For two evenings in a row, peaceful protestors gathered in front of the city hall to cry out for justice for George Floyd. The tragic Minneapolis event has sparked protests across the country and even far beyond our own borders into the United Kingdom, Japan, Australia, and more. The demonstrations are comprised of protestors desperate for the end of racism, injustice, and police brutality.
Tuesday afternoon a crowd began to assemble across the street from city hall equipped with signs sharing messages like “black lives matter”, “say his name”, and “excuse your privilege”. Members of the crowd pass out water bottles and snacks while others speak words of encouragement to those sharing the moments of solidarity and frustration by their side.

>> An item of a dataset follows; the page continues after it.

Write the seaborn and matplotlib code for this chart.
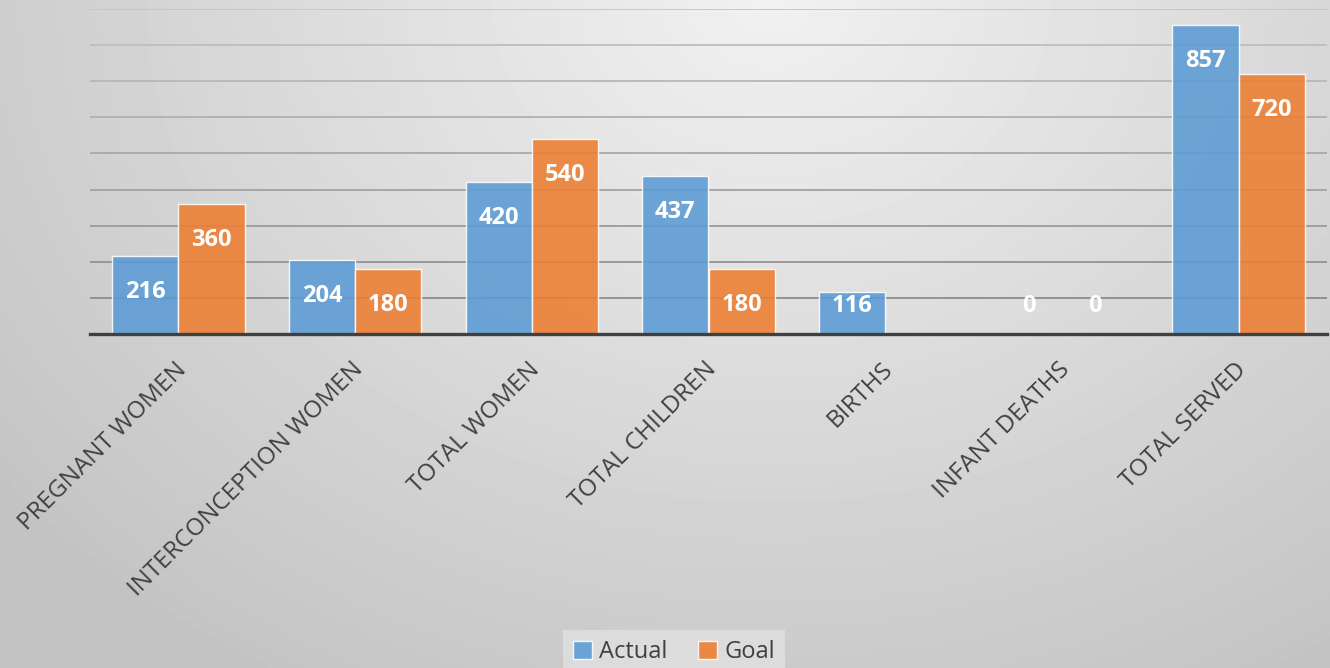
import numpy as np
import pandas as pd
import matplotlib
matplotlib.use("Agg")
from matplotlib import pyplot as plt
from matplotlib import transforms
import seaborn as sns

categories = ["PREGNANT WOMEN", "INTERCONCEPTION WOMEN", "TOTAL WOMEN",
              "TOTAL CHILDREN", "BIRTHS", "INFANT DEATHS", "TOTAL SERVED"]
actual = [216, 204, 420, 437, 116, 0, 857]
goal = [360, 180, 540, 180, np.nan, 0, 720]
series = ["Actual", "Goal"]
colors = ["#5B9BD5", "#ED7D31"]

df = pd.DataFrame({
    "category": categories * 2,
    "series": ["Actual"] * len(categories) + ["Goal"] * len(categories),
    "value": actual + goal,
})

sns.set_theme(style="white")
plt.rcParams["font.family"] = ["Open Sans", "DejaVu Sans"]

fig = plt.figure(figsize=(13.3, 6.68), dpi=100)

# gradient background for the whole chart area
bg = fig.add_axes([0, 0, 1, 1], zorder=-10)
yy, xx = np.mgrid[0:1:200j, 0:1:400j]
dist = np.sqrt(((xx - 0.58) * 1.6) ** 2 + (yy * 1.0) ** 2)
shade = 0.945 - 0.15 * np.clip(dist, 0, 1.2)
bg.imshow(shade, cmap="gray", vmin=0, vmax=1, aspect="auto", extent=[0, 1, 1, 0])
bg.set_axis_off()

ax = fig.add_axes([90 / 1330, 1 - 334 / 668, 1237 / 1330, 325 / 668])
ax.set_facecolor("none")

sns.barplot(data=df, x="category", y="value", hue="series", order=categories,
            hue_order=series, palette=colors, width=0.75, gap=0, alpha=0.88,
            edgecolor="white", linewidth=1, saturation=1, ax=ax, legend=True)

ax.set_ylim(0, 900)
ax.set_xlim(-0.5, len(categories) - 0.5)
ax.set_yticks(np.arange(100, 901, 100))
ax.set_yticklabels([])
ax.tick_params(axis="y", length=0)
ax.yaxis.grid(True, linewidth=1.3)
ax.set_axisbelow(True)
for i, gl in enumerate(ax.get_ygridlines()):
    g = 0.55 + 0.028 * i
    gl.set_color((g, g, g))

for side in ["left", "right", "top"]:
    ax.spines[side].set_visible(False)
ax.spines["bottom"].set_color("#404040")
ax.spines["bottom"].set_linewidth(2.4)

ax.set_xlabel("")
ax.set_ylabel("")
ax.tick_params(axis="x", length=0, pad=17, labelsize=17.5, labelcolor="#404040")
offset = transforms.ScaledTranslation(-4 / 100, 0, fig.dpi_scale_trans)
for lbl in ax.get_xticklabels():
    lbl.set_rotation(45)
    lbl.set_ha("right")
    lbl.set_va("top")
    lbl.set_rotation_mode("anchor")
    lbl.set_transform(lbl.get_transform() + offset)

# data labels inside the bar ends
for container in ax.containers:
    for bar in container:
        h = bar.get_height()
        if h is None or np.isnan(h):
            continue
        x = bar.get_x() + bar.get_width() / 2
        ax.text(x, max(h - 100, 78), f"{h:.0f}", ha="center", va="center",
                color="white", fontsize=17, fontweight="bold")

ax.legend_.remove()
handles = [plt.Rectangle((0, 0), 1, 1, facecolor=c, edgecolor="white", alpha=0.88)
           for c in colors]
leg = fig.legend(handles, series, loc="upper center",
                 bbox_to_anchor=(674 / 1330, 1 - 618 / 668), ncol=2,
                 frameon=True, fontsize=17, handlelength=0.8, handleheight=0.8,
                 handletextpad=0.3, columnspacing=1.3, borderpad=0.45,
                 fancybox=False)
leg.get_frame().set_facecolor("#e1e1e1")
leg.get_frame().set_edgecolor("none")
for t in leg.get_texts():
    t.set_color("#404040")

fig.savefig("out.png", dpi=100)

As Tuesday evening encroached, protestors mobilized and walked through the UTA campus. Arlington and UTA police closely followed the demonstration as roads were blocked to ensure the safety of the protestors. Moments of mutual respect were shared as an Arlington police officer stepped down from his motorcycle to take a knee alongside the crowd. As the heartwarming moment happened others in the crowd held signs that served as a reminder of the death of Christian Taylor, an unarmed 19-year old college athlete killed by an Arlington police officer during a burglary investigation. The investigation was deemed to have a “catastrophic outcome” by former Police Chief Will Johnson. Even the American Dream City couldn’t avoid the midst of police shootings of unarmed black men.
Protestors gathered around a speaker who encouraged the crowd to voice their opinion at the voting booth. Voter registration cards circulated the crowd as protestors sat and listened to speakers throughout the demonstration. With more young people than ever voicing their political beliefs on social media, progressive leaders are banking on a demographic shift in local elections. According to the Texas Secretary of State, only a quarter of the 16 million registered voters in Texas cast their votes in the 2020 primary. It’s projected that by 2022, one in three voters in Texas will be under 30.

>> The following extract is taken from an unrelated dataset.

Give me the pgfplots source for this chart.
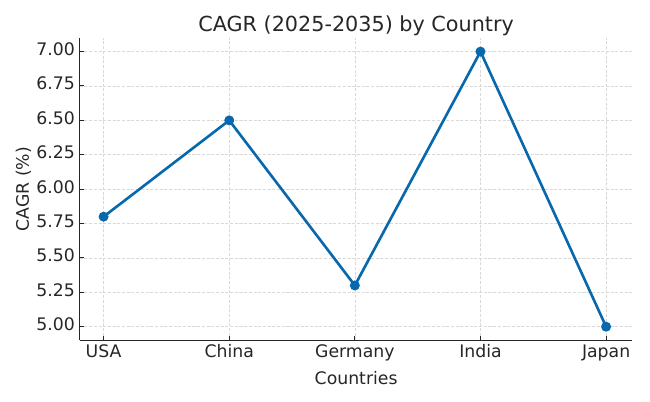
\documentclass[border={8pt 9pt 11pt 8pt}]{standalone}
\usepackage{pgfplots}
\pgfplotsset{compat=1.18}
\usepackage{fontspec}
\setmainfont{DejaVu Sans}
\definecolor{lineblue}{RGB}{8,104,172}
\definecolor{txt}{RGB}{38,38,38}
\begin{document}
\begin{tikzpicture}
\begin{axis}[
  scale only axis,
  width=400pt, height=219pt,
  xmin=-0.19, xmax=4.21,
  ymin=4.90, ymax=7.10,
  xtick={0,1,2,3,4},
  xticklabels={USA,China,Germany,India,Japan},
  ytick={5,5.25,5.5,5.75,6,6.25,6.5,6.75,7},
  yticklabel style={/pgf/number format/.cd,fixed,fixed zerofill,precision=2},
  /pgf/number format/assume math mode=true,
  typeset ticklabels with strut,
  tick label style={font=\fontsize{12.5}{14}\selectfont, text=txt},
  label style={font=\fontsize{12.5}{14}\selectfont, text=txt},
  title style={font=\fontsize{15}{17}\selectfont, text=txt, yshift=-8pt},
  title={CAGR (2025-2035) by Country},
  xlabel={Countries},
  ylabel={CAGR (\%)},
  axis x line*=bottom, axis y line*=left,
  tick align=inside,
  major tick length=3pt,
  xmajorgrids, ymajorgrids,
  grid style={dash pattern=on 2.2pt off 1.2pt, gray!30, line width=0.5pt},
  axis line style={line width=0.7pt, txt},
  tick style={txt, line width=0.7pt},
  xlabel style={yshift=1pt},
  ylabel style={yshift=-3pt},
  xticklabel style={yshift=1pt},
]
\addplot[lineblue, line width=1.9pt, mark=*, mark size=2.6pt] coordinates {
  (0,5.80) (1,6.50) (2,5.30) (3,7.00) (4,5.00)
};
\end{axis}
\end{tikzpicture}
\end{document}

Around 8pm most of the crowd had dispersed. Destinee Franks and Lisa Escalante, some of the last protestors of the evening, stood in front of the star statues at the Arlington PD headquarters. When asked about their affiliation with Black Lives Matter Franks responds “our kids are black”. The sisters raise their signs and explain “This is our entire family right here. We are a multi-race family”. As we continued our conversation passerby’s honked in support as they drove down Abram Street.

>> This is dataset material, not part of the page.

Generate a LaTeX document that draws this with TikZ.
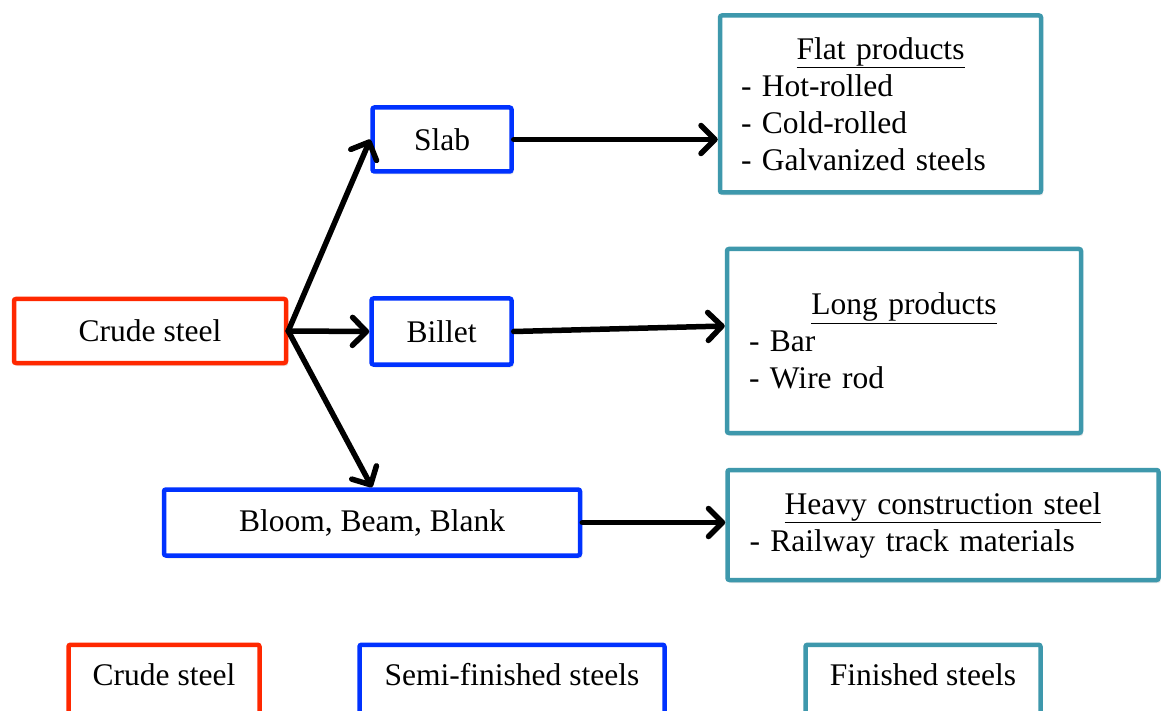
\documentclass[tikz,border=0pt]{standalone}
\usepackage{fontspec}
\setmainfont{Liberation Serif}
\newfontfamily\timesfont{Liberation Serif}
\usepackage{tikz}
\usetikzlibrary{arrows.meta}
\usetikzlibrary{shadows}

\definecolor{crudered}{RGB}{255,40,0}
\definecolor{semiblue}{RGB}{0,50,255}
\definecolor{finteal}{RGB}{62,152,172}

\tikzset{
  box/.style={line width=4.5pt, rounded corners=2pt, fill=white, inner sep=0pt,
    font=\timesfont\fontsize{31.5}{37}\selectfont,
    drop shadow={opacity=0.18, shadow xshift=2pt, shadow yshift=-3pt}},
  crudebox/.style={box, draw=crudered},
  semibox/.style={box, draw=semiblue},
  finbox/.style={box, draw=finteal, align=left},
  legendbox/.style={box, anchor=north, text height=22pt, text depth=60pt, inner ysep=18.5pt},
  flow/.style={black, line width=5.5pt, line cap=round,
    -{Straight Barb[length=14pt, width=28pt, line width=5.5pt, line cap=round, line join=round]}},
}

\begin{document}
\begin{tikzpicture}[x=1pt, y=-1pt]

\useasboundingbox (0,0) rectangle (1162,711);
\fill[white] (0,0) rectangle (1162,711);
\clip (0,0) rectangle (1162,711);

% crude and semi-finished
\node[crudebox, minimum width=272, minimum height=64] (crude) at (150,331) {Crude steel};
\node[semibox, minimum width=139, minimum height=64] (slab) at (442,139.5) {Slab};
\node[semibox, minimum width=140, minimum height=66] (billet) at (441.5,331.5) {Billet};
\node[semibox, minimum width=416, minimum height=66] (bloom) at (372,522.5) {Bloom, Beam, Blank};

% finished
\node[finbox, minimum width=321, minimum height=177, text width=279] (flat) at (880.5,104)
  {\centerline{\underline{Flat products}}
   - Hot-rolled\\
   - Cold-rolled\\
   - Galvanized steels};
\node[finbox, minimum width=354, minimum height=184, text width=310] (long) at (904,341)
  {\centerline{\underline{Long products}}
   - Bar\\
   - Wire rod};
\node[finbox, minimum width=431, minimum height=110, text width=387] (heavy) at (943,525)
  {\centerline{\underline{Heavy construction steel}}
   - Railway track materials};

% arrows
\draw[flow] (crude.east) -- (slab.west);
\draw[flow] (crude.east) -- (billet.west);
\draw[flow] (crude.east) -- (bloom.north);
\draw[flow] (slab.east) -- (slab.east -| flat.west);
\draw[flow] (billet.east) -- ([yshift=15pt]long.west);
\draw[flow] (bloom.east) -- (bloom.east -| heavy.west);

% legend
\node[legendbox, draw=crudered, minimum width=191] (lcrude) at (164,642.5) {Crude steel};
\node[legendbox, draw=semiblue, minimum width=305] (lsemi) at (512,642.5) {Semi-finished steels};
\node[legendbox, draw=finteal, minimum width=235] (lfin) at (923,642.5) {Finished steels};

\end{tikzpicture}
\end{document}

Monday night, an agitator group looted from Arlington businesses and vandalized that same star statue. A group marched towards the Walmart located at 915 W. Randol Mill Road late in the evening. Of the four people arrested in the incident, only one was an Arlington resident. Later the same night, the First Cash Pawn located at 2916 S. Cooper St. was broken into. The arrest of a Duncanville resident with a felony warrant from Dallas county followed the burglary. In response to the looting and vandalism, Franks says “It’s just not the way to go. We want peace everywhere. We don’t want violence. We have to do this peacefully. We want to do this the right way”. Jaime Ayala, interim police chief, said his department will continue supporting peaceful protests, but will not tolerate others who detract from the message by acting out criminal activity.
Peaceful assemblies are planned to continue in Arlington throughout the week. Big Sammy, a local rapper and organizer of the first protest in Arlington, is staging a march for 4pm Thursday, June 6th at Stovall Park. Prior to the march, a community discussion is planned.